▶ Exercise prompt: Go through the entries below and print each one exactly, leaving out pictures.

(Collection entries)
===============

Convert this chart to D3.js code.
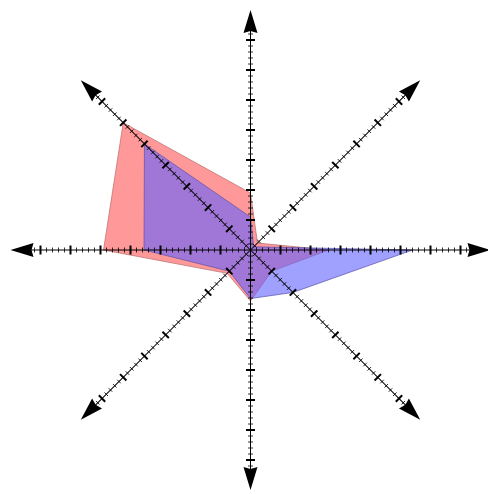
<!DOCTYPE html>
<html>
  <head>
    <script src="https://d3js.org/d3.v7.min.js" charset="utf-8"></script>
    <meta charset="UTF-8">
    <title>radar</title>
    <style>
      body { margin: 0; background: #fff; }
    </style>
  </head>
  <body>
    <svg class="chart"></svg>
    <script type="text/javascript">

     var width = 488,
         height = 494,
         cx = 250.5,
         cy = 250,
         maxValue = 8;

     // spokes, counter-clockwise from east
     var directions = ["E", "NE", "N", "NW", "W", "SW", "S", "SE"];
     var redValues  = [2.6, 0.33, 1.9, 6.0, 4.9, 1.1, 1.7, 1.0];
     var blueValues = [5.4, 0.15, 1.1, 5.0, 3.55, 1.0, 1.62, 2.0];
     var tickSteps = d3.range(1, 37).map(function(k) { return k / 5; });

     var chart = d3.select(".chart")
                   .attr("width", width)
                   .attr("height", height);

     var r = d3.scaleLinear().domain([0, maxValue]).range([0, 240]);

     var g = chart.append("g").attr("transform", "translate(" + cx + "," + cy + ")");

     var radial = d3.lineRadial()
                    .angle(function(d, i) { return Math.PI / 2 - i * Math.PI / 4; })
                    .radius(function(d) { return r(d); })
                    .curve(d3.curveLinearClosed);

     g.append("path")
      .attr("d", radial(redValues))
      .attr("fill", "rgb(255,0,0)")
      .attr("fill-opacity", 0.4)
      .attr("stroke", "#b86a6a")
      .attr("stroke-width", 0.7);

     g.append("path")
      .attr("d", radial(blueValues))
      .attr("fill", "rgb(97,97,255)")
      .attr("fill-opacity", 0.6)
      .attr("stroke", "#5a50a8")
      .attr("stroke-width", 0.7);

     // axes: one group per spoke, rotated
     var spokes = g.append("g").attr("class", "axes")
                   .selectAll("g")
                   .data(directions)
                   .enter().append("g")
                   .attr("transform", function(d, i) { return "rotate(" + (-45 * i) + ")"; });

     spokes.append("line")
           .attr("x1", 0).attr("y1", 0)
           .attr("x2", r(maxValue) - 20).attr("y2", 0)
           .attr("stroke", "#000")
           .attr("stroke-width", 1);

     spokes.selectAll("line.tick")
           .data(tickSteps)
           .enter().append("line")
           .attr("class", "tick")
           .attr("x1", function(d) { return r(d); })
           .attr("x2", function(d) { return r(d); })
           .attr("y1", function(d, k) { return (k + 1) % 5 === 0 ? -4.5 : -2.5; })
           .attr("y2", function(d, k) { return (k + 1) % 5 === 0 ? 4.5 : 2.5; })
           .attr("stroke", "#000")
           .attr("stroke-width", function(d, k) { return (k + 1) % 5 === 0 ? 2 : 0.8; });

     spokes.append("path")
           .attr("d", function() {
               var tip = r(maxValue), base = tip - 23;
               return "M" + tip + ",0L" + base + ",-7L" + (base + 2) + ",0L" + base + ",7Z";
           })
           .attr("fill", "#000");

    </script>
  </body>
</html>
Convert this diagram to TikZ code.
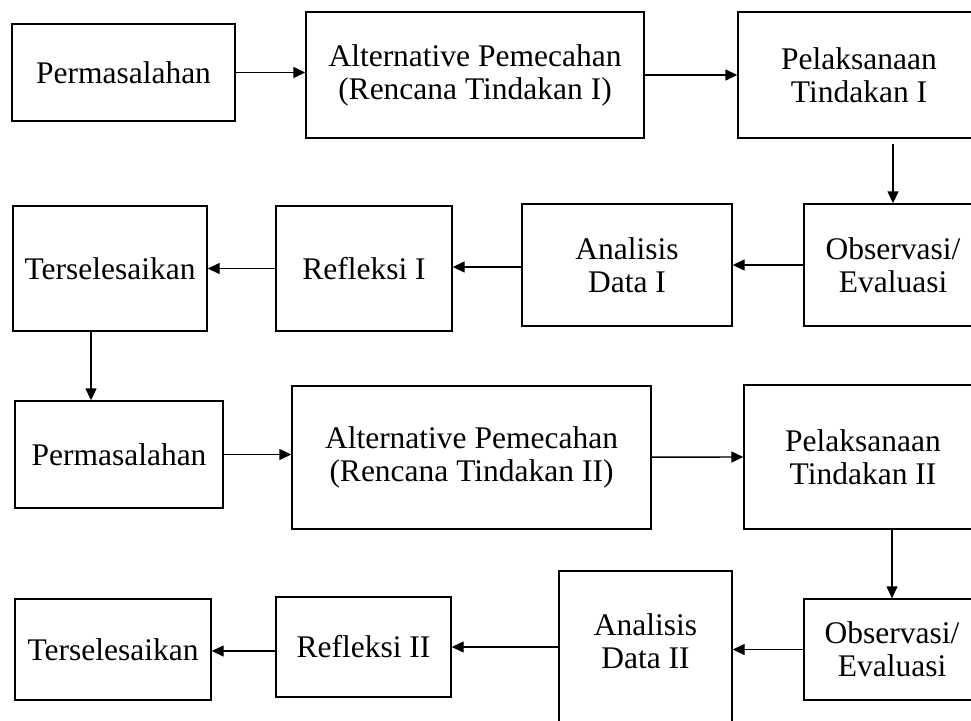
\documentclass[tikz,border=0pt]{standalone}
\usepackage{fontspec}
\setmainfont{Liberation Serif}
\usetikzlibrary{arrows.meta}

\begin{document}
\begin{tikzpicture}[x=1pt, y=-1pt,
    box/.style={draw, line width=1.4pt, rectangle, align=center, inner sep=0pt,
        font=\fontsize{31.5}{33}\selectfont},
    arr/.style={-{Triangle[length=12pt,width=11pt]}, line width=1.4pt}]

    \useasboundingbox (0, 0) rectangle (971, 720);

    % first cycle
    \node[box, minimum width=223pt, minimum height=97pt] (perm1) at (123.5, 72.5) {Permasalahan};
    \node[box, minimum width=338pt, minimum height=126pt] (alt1) at (475, 75) {Alternative Pemecahan\\(Rencana Tindakan I)};
    \node[box, minimum width=242pt, minimum height=126pt] (pel1) at (859, 75) {Pelaksanaan\\Tindakan I};
    \node[box, minimum width=178pt, minimum height=122pt] (obs1) at (893, 265) {Observasi/\\Evaluasi};
    \node[box, minimum width=210pt, minimum height=122pt] (ana1) at (627, 265) {Analisis\\Data I};
    \node[box, minimum width=176pt, minimum height=125pt] (ref1) at (364, 268.5) {Refleksi I};
    \node[box, minimum width=194pt, minimum height=125pt] (ters1) at (110, 268.5) {Terselesaikan};

    % second cycle
    \node[box, minimum width=208pt, minimum height=107pt] (perm2) at (119, 454.5) {Permasalahan};
    \node[box, minimum width=359pt, minimum height=143pt] (alt2) at (471.5, 457.5) {Alternative Pemecahan\\(Rencana Tindakan II)};
    \node[box, minimum width=238pt, minimum height=144pt] (pel2) at (863, 457) {Pelaksanaan\\Tindakan II};
    \node[box, minimum width=176pt, minimum height=101pt] (obs2) at (892, 649.5) {Observasi/\\Evaluasi};
    \node[box, minimum width=173pt, minimum height=169pt] (ana2) at (645.5, 655.5) {};
    \node[box, draw=none] (ana2txt) at (645.5, 641) {Analisis\\Data II};
    \node[box, minimum width=175pt, minimum height=100pt] (ref2) at (363.5, 647) {Refleksi II};
    \node[box, minimum width=196pt, minimum height=101pt] (ters2) at (113, 649.5) {Terselesaikan};

    \draw[arr] (perm1) -- (perm1 -| alt1.west);
    \draw[arr] (alt1) -- (pel1.west);
    \draw[arr] ([yshift=-5]pel1.south -| obs1) -- (obs1.north);
    \draw[arr] (obs1) -- (ana1.east);
    \draw[arr] ([yshift=-2]ana1.west) -- ([yshift=-2]ana1.west -| ref1.east);
    \draw[arr] (ref1) -- (ters1.east);
    \draw[arr] ([xshift=-19]ters1.south) -- ([xshift=-19]ters1.south |- perm2.north);

    \draw[arr] (perm2) -- (perm2 -| alt2.west);
    \draw[arr] (alt2) -- (pel2.west);
    \draw[arr] (pel2.south -| obs2) -- (obs2.north);
    \draw[arr] (obs2) -- (obs2 -| ana2.east);
    \draw[arr] (ref2 -| ana2.west) -- (ref2.east);
    \draw[arr] ([yshift=-4]ref2.west) -- ([yshift=-4]ref2.west -| ters2.east);
\end{tikzpicture}
\end{document}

===============

▶ Result for this task:
Convert this chart to D3.js code.
<!DOCTYPE html>
<html>
  <head>
    <script src="https://d3js.org/d3.v7.min.js" charset="utf-8"></script>
    <meta charset="UTF-8">
    <title>radar</title>
    <style>
      body { margin: 0; background: #fff; }
    </style>
  </head>
  <body>
    <svg class="chart"></svg>
    <script type="text/javascript">

     var width = 488,
         height = 494,
         cx = 250.5,
         cy = 250,
         maxValue = 8;

     // spokes, counter-clockwise from east
     var directions = ["E", "NE", "N", "NW", "W", "SW", "S", "SE"];
     var redValues  = [2.6, 0.33, 1.9, 6.0, 4.9, 1.1, 1.7, 1.0];
     var blueValues = [5.4, 0.15, 1.1, 5.0, 3.55, 1.0, 1.62, 2.0];
     var tickSteps = d3.range(1, 37).map(function(k) { return k / 5; });

     var chart = d3.select(".chart")
                   .attr("width", width)
                   .attr("height", height);

     var r = d3.scaleLinear().domain([0, maxValue]).range([0, 240]);

     var g = chart.append("g").attr("transform", "translate(" + cx + "," + cy + ")");

     var radial = d3.lineRadial()
                    .angle(function(d, i) { return Math.PI / 2 - i * Math.PI / 4; })
                    .radius(function(d) { return r(d); })
                    .curve(d3.curveLinearClosed);

     g.append("path")
      .attr("d", radial(redValues))
      .attr("fill", "rgb(255,0,0)")
      .attr("fill-opacity", 0.4)
      .attr("stroke", "#b86a6a")
      .attr("stroke-width", 0.7);

     g.append("path")
      .attr("d", radial(blueValues))
      .attr("fill", "rgb(97,97,255)")
      .attr("fill-opacity", 0.6)
      .attr("stroke", "#5a50a8")
      .attr("stroke-width", 0.7);

     // axes: one group per spoke, rotated
     var spokes = g.append("g").attr("class", "axes")
                   .selectAll("g")
                   .data(directions)
                   .enter().append("g")
                   .attr("transform", function(d, i) { return "rotate(" + (-45 * i) + ")"; });

     spokes.append("line")
           .attr("x1", 0).attr("y1", 0)
           .attr("x2", r(maxValue) - 20).attr("y2", 0)
           .attr("stroke", "#000")
           .attr("stroke-width", 1);

     spokes.selectAll("line.tick")
           .data(tickSteps)
           .enter().append("line")
           .attr("class", "tick")
           .attr("x1", function(d) { return r(d); })
           .attr("x2", function(d) { return r(d); })
           .attr("y1", function(d, k) { return (k + 1) % 5 === 0 ? -4.5 : -2.5; })
           .attr("y2", function(d, k) { return (k + 1) % 5 === 0 ? 4.5 : 2.5; })
           .attr("stroke", "#000")
           .attr("stroke-width", function(d, k) { return (k + 1) % 5 === 0 ? 2 : 0.8; });

     spokes.append("path")
           .attr("d", function() {
               var tip = r(maxValue), base = tip - 23;
               return "M" + tip + ",0L" + base + ",-7L" + (base + 2) + ",0L" + base + ",7Z";
           })
           .attr("fill", "#000");

    </script>
  </body>
</html>
Convert this diagram to TikZ code.
\documentclass[tikz,border=0pt]{standalone}
\usepackage{fontspec}
\setmainfont{Liberation Serif}
\usetikzlibrary{arrows.meta}

\begin{document}
\begin{tikzpicture}[x=1pt, y=-1pt,
    box/.style={draw, line width=1.4pt, rectangle, align=center, inner sep=0pt,
        font=\fontsize{31.5}{33}\selectfont},
    arr/.style={-{Triangle[length=12pt,width=11pt]}, line width=1.4pt}]

    \useasboundingbox (0, 0) rectangle (971, 720);

    % first cycle
    \node[box, minimum width=223pt, minimum height=97pt] (perm1) at (123.5, 72.5) {Permasalahan};
    \node[box, minimum width=338pt, minimum height=126pt] (alt1) at (475, 75) {Alternative Pemecahan\\(Rencana Tindakan I)};
    \node[box, minimum width=242pt, minimum height=126pt] (pel1) at (859, 75) {Pelaksanaan\\Tindakan I};
    \node[box, minimum width=178pt, minimum height=122pt] (obs1) at (893, 265) {Observasi/\\Evaluasi};
    \node[box, minimum width=210pt, minimum height=122pt] (ana1) at (627, 265) {Analisis\\Data I};
    \node[box, minimum width=176pt, minimum height=125pt] (ref1) at (364, 268.5) {Refleksi I};
    \node[box, minimum width=194pt, minimum height=125pt] (ters1) at (110, 268.5) {Terselesaikan};

    % second cycle
    \node[box, minimum width=208pt, minimum height=107pt] (perm2) at (119, 454.5) {Permasalahan};
    \node[box, minimum width=359pt, minimum height=143pt] (alt2) at (471.5, 457.5) {Alternative Pemecahan\\(Rencana Tindakan II)};
    \node[box, minimum width=238pt, minimum height=144pt] (pel2) at (863, 457) {Pelaksanaan\\Tindakan II};
    \node[box, minimum width=176pt, minimum height=101pt] (obs2) at (892, 649.5) {Observasi/\\Evaluasi};
    \node[box, minimum width=173pt, minimum height=169pt] (ana2) at (645.5, 655.5) {};
    \node[box, draw=none] (ana2txt) at (645.5, 641) {Analisis\\Data II};
    \node[box, minimum width=175pt, minimum height=100pt] (ref2) at (363.5, 647) {Refleksi II};
    \node[box, minimum width=196pt, minimum height=101pt] (ters2) at (113, 649.5) {Terselesaikan};

    \draw[arr] (perm1) -- (perm1 -| alt1.west);
    \draw[arr] (alt1) -- (pel1.west);
    \draw[arr] ([yshift=-5]pel1.south -| obs1) -- (obs1.north);
    \draw[arr] (obs1) -- (ana1.east);
    \draw[arr] ([yshift=-2]ana1.west) -- ([yshift=-2]ana1.west -| ref1.east);
    \draw[arr] (ref1) -- (ters1.east);
    \draw[arr] ([xshift=-19]ters1.south) -- ([xshift=-19]ters1.south |- perm2.north);

    \draw[arr] (perm2) -- (perm2 -| alt2.west);
    \draw[arr] (alt2) -- (pel2.west);
    \draw[arr] (pel2.south -| obs2) -- (obs2.north);
    \draw[arr] (obs2) -- (obs2 -| ana2.east);
    \draw[arr] (ref2 -| ana2.west) -- (ref2.east);
    \draw[arr] ([yshift=-4]ref2.west) -- ([yshift=-4]ref2.west -| ters2.east);
\end{tikzpicture}
\end{document}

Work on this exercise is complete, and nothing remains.